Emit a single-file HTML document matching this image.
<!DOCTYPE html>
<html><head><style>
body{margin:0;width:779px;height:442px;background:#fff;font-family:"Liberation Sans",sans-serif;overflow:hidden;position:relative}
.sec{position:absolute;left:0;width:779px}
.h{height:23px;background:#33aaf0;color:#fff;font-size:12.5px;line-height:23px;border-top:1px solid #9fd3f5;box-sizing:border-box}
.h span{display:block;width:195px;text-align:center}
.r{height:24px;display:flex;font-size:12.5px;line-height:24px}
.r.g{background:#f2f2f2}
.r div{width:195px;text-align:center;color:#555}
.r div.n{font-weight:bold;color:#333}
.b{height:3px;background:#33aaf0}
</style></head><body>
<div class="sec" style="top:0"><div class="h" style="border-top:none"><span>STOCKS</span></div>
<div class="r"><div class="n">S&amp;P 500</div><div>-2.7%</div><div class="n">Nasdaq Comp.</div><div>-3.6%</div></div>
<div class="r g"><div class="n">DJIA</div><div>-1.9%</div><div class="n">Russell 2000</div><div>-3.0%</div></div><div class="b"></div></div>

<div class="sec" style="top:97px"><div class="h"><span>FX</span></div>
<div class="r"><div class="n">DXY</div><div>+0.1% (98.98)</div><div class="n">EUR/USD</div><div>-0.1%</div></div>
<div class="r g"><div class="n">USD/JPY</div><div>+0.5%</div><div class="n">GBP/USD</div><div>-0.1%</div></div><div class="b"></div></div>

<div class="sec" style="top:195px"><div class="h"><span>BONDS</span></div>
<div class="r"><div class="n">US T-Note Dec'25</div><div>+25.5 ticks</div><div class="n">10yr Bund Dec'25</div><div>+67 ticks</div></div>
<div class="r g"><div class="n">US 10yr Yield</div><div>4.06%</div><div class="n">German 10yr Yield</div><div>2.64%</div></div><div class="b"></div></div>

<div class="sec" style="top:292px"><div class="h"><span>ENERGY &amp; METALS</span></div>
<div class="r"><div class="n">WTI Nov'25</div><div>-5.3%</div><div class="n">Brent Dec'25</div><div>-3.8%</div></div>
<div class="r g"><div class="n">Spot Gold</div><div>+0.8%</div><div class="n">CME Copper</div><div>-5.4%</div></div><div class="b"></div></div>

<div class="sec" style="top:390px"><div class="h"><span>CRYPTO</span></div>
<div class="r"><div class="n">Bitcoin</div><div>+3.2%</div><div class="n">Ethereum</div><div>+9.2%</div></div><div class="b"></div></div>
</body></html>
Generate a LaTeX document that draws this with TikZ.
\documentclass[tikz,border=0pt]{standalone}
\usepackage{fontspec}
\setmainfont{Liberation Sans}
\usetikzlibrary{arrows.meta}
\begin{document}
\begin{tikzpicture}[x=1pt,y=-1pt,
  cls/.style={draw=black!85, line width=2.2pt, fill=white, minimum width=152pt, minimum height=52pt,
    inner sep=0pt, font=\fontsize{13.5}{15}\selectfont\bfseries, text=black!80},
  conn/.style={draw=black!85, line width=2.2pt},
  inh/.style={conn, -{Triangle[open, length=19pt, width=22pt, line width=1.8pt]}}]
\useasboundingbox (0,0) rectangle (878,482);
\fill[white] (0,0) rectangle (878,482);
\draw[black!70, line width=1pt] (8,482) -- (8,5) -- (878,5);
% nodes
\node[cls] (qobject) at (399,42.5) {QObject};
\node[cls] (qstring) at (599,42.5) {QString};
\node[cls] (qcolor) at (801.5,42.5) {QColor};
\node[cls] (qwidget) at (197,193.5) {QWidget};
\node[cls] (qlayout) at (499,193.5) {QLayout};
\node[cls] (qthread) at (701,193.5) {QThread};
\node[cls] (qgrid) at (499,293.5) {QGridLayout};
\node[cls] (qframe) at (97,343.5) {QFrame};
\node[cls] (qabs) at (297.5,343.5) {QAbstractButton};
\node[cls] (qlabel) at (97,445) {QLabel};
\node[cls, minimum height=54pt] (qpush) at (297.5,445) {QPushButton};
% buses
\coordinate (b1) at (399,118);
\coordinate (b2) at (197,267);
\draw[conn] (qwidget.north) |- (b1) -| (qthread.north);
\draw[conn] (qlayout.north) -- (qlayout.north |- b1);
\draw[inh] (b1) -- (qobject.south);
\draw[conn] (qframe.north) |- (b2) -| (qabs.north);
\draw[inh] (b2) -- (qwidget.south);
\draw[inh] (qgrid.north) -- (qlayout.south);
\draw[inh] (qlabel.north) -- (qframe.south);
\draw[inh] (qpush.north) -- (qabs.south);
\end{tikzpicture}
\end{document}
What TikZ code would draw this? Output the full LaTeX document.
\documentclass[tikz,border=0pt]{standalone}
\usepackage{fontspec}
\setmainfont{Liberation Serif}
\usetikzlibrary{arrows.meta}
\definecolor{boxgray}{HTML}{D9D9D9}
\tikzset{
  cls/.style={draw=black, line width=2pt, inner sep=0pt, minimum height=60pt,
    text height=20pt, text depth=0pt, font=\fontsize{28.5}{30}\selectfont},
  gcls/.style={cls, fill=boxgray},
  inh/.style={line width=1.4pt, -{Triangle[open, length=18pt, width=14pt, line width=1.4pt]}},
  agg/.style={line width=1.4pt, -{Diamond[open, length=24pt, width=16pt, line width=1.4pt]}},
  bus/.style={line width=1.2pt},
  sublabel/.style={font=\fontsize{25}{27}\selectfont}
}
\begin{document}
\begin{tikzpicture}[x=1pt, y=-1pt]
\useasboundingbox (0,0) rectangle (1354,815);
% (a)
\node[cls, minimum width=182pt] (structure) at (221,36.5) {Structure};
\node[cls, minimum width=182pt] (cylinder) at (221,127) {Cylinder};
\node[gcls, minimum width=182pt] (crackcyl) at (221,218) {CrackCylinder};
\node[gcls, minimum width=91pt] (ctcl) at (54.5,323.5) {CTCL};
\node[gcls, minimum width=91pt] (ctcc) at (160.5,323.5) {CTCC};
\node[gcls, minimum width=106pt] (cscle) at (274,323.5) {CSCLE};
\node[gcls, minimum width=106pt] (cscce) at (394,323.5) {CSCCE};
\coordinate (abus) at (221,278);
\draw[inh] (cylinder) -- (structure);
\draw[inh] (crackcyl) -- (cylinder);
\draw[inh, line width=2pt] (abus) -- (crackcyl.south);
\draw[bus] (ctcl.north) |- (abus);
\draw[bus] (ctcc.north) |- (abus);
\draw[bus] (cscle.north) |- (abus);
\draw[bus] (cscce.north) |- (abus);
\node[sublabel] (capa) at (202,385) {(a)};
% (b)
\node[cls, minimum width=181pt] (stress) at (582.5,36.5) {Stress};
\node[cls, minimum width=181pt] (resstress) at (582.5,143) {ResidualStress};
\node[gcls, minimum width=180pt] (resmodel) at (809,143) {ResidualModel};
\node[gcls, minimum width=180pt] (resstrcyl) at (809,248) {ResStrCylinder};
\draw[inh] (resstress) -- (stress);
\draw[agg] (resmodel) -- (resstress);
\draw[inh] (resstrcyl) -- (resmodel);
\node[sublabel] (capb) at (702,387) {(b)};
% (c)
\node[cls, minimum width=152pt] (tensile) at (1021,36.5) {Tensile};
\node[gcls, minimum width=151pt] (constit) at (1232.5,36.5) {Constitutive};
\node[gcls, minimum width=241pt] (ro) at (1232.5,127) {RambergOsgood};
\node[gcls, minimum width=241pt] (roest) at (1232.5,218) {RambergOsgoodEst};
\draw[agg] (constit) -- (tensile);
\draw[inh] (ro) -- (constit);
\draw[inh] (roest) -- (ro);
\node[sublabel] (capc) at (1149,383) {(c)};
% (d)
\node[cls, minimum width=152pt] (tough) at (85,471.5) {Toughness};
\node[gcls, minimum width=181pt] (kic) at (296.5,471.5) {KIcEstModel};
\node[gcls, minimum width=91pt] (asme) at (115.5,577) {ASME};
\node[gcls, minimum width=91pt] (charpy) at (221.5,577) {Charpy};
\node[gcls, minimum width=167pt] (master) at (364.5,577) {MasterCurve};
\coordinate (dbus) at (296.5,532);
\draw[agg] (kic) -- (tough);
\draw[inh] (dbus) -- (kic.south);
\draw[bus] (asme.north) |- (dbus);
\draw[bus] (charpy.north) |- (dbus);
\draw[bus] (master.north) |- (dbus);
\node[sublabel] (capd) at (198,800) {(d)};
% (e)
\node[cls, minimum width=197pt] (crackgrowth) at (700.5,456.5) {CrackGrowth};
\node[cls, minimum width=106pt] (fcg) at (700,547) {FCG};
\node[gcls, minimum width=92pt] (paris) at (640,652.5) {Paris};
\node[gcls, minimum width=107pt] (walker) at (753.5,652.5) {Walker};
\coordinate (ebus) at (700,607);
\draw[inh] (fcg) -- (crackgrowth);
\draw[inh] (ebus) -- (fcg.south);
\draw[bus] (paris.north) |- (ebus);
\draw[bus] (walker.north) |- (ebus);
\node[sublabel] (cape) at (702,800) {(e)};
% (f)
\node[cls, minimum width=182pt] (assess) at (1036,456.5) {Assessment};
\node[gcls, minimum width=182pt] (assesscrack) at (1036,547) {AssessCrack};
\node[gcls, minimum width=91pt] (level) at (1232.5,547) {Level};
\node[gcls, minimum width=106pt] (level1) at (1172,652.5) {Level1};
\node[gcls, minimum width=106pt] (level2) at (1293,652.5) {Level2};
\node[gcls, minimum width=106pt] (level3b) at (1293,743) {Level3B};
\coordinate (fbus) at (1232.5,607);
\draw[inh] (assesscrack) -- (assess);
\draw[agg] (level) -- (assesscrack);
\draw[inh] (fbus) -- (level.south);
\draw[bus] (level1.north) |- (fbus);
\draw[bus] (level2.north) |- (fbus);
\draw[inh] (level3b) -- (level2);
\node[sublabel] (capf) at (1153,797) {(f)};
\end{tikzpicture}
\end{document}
·····
=== JOB ===
Each line with the string "LaTeX" in it needs to be found and copied.

=== RESULT FOR THIS EXERCISE ===
Generate a LaTeX document that draws this with TikZ.
What TikZ code would draw this? Output the full LaTeX document.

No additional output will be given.